JAMES W. JACKSON. It will scarcely be gainsaid that there is no class of society to which it is given to exert a more powerful and far-reaching influence than the instructor, into whose hands is placed in such large measure the making of the future citizen. A community is infinitely to be congratulated which has at the head of its educational affairs men of enlightened and progressive ideals and to such all honor is due. A splendid example of the progressive educator is James W. Jackson, county superintendent of schools of Monroe county, who makes his home at Waterloo and has in retrospect many important and ably filled positions in a pedagogical capacity.

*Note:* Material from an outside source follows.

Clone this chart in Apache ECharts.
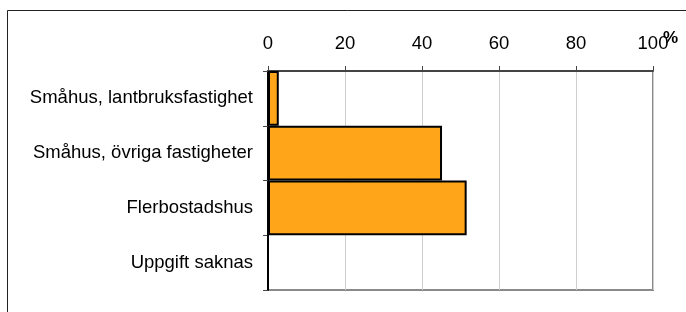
<!DOCTYPE html>
<html>
<head>
<meta charset="utf-8">
<script src="https://cdn.jsdelivr.net/npm/echarts@6/dist/echarts.min.js"></script>
<style>
  html, body { margin: 0; padding: 0; background: #fff; }
  #chart { width: 686px; height: 312px; }
</style>
</head>
<body>
<div id="chart"></div>
<script>
var categories = ['Småhus, lantbruksfastighet', 'Småhus, övriga fastigheter', 'Flerbostadshus', 'Uppgift saknas']
var values = [2.8, 45.2, 51.6, 0]
var ticks = [0, 20, 40, 60, 80, 100]

var chart = echarts.init(document.getElementById('chart'))

chart.setOption({
  animation: false,
  textStyle: { fontFamily: 'Liberation Sans, Arial, sans-serif' },
  graphic: [
    {
      type: 'rect',
      shape: { x: 7.5, y: 10.5, width: 700, height: 320 },
      style: { fill: 'none', stroke: '#222', lineWidth: 1 }
    },
    {
      type: 'text',
      left: 663,
      top: 30,
      style: { text: '%', font: 'bold 17px Liberation Sans, Arial, sans-serif', fill: '#000' }
    }
  ],
  grid: {
    left: 268,
    right: 33,
    top: 71,
    bottom: 22,
    show: true,
    borderColor: '#8a8a8a',
    borderWidth: 2
  },
  xAxis: {
    type: 'value',
    position: 'top',
    min: ticks[0],
    max: ticks[ticks.length - 1],
    interval: 20,
    axisLine: { show: true, lineStyle: { color: '#444', width: 2 } },
    axisTick: { show: true, length: 5, lineStyle: { color: '#444' } },
    axisLabel: { fontSize: 18.5, color: '#000', margin: 18 },
    splitLine: { show: true, lineStyle: { color: '#cfcfcf', width: 1 } }
  },
  yAxis: {
    type: 'category',
    inverse: true,
    data: categories,
    axisLine: { show: true, lineStyle: { color: '#000', width: 2 } },
    axisTick: { show: true, length: 5, lineStyle: { color: '#444' } },
    axisLabel: { fontSize: 18.5, color: '#000', margin: 15 },
    splitLine: { show: false }
  },
  series: [
    {
      type: 'bar',
      data: values,
      barCategoryGap: '0%',
      itemStyle: {
        color: '#FFA51A',
        borderColor: '#000',
        borderWidth: 2
      }
    }
  ]
})
</script>
</body>
</html>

Mr. Jackson was born on a farm in Erie county, Pennsylvania, on the 27th day of June, 1841, the son of Smith I. and Mary (Bloom) Jackson. There he resided until about the age of nineteen years and from actual experience as his father's assistant in the manifold duties of the farm learned all the secrets of the great basic industry. Meantime, however, he found opportunity to lay the foundations of a good education, and when only about seventeen years of age began teaching in the schools. He received his elementary educational discipline in the public schools and subsequently, having within his youthful breast an unquenchable desire to drink deeper of the "Pierian spring," he attended the following trio of colleges: Waterford Academy at Waterford, Pennsylvania; Lake Shore College in northeast Pennsylvania and the Western Normal University of Illinois. As he took special courses in each, gleaning from each institution what he believed it most admirably fitted to impart, he received no degrees from them. As mentioned previously, he began upon his pedagogical career when a youth, and so well did he prove fitted for this noble work that he has devoted nearly his entire subsequent time to it. After completing his course in the normal school he became principal of the schools at Fayette, Illinois, and following this he became principal at Rockbridge, Illinois, and at Ava, Illinois, in the latter place later assuming the superintendency of the schools. He has been here for the past twenty years, eleven years of which he was superintendent of the city schools of Waterloo, and his services in that time have been of the most satisfactory character. He was appointed deputy clerk in 1902, which office he held for eight years, and at the close of his tenure of office in that capacity he was elected to his present important office as county superintendent.
Mr. Jackson is an enthusiastic lodge man, being affiliated with the Masonic order, to whose high principles he is true; and to the Independent Order of Odd Fellows, the Modern Woodmen of America, the Rebekahs and the Royal Americans. In his political ideas he is Democratic and since his earliest voting days has supported the men who are following in the footsteps of Jefferson, Jackson and Cleveland.
Mr. Jackson was first married on Christmas Day, 1890, to Celia E. Bruner, of Greene county, Illinois, and their union was blessed with three children, namely: Harry E., William I., and Geneva E. The first wife died in 1901 and in 1908 he was married to Martha V. Holmes, of Waterloo, Illinois. Mr. and Mrs. Jackson hold high place in the confidence and regard of the community and are identified with its best interestS.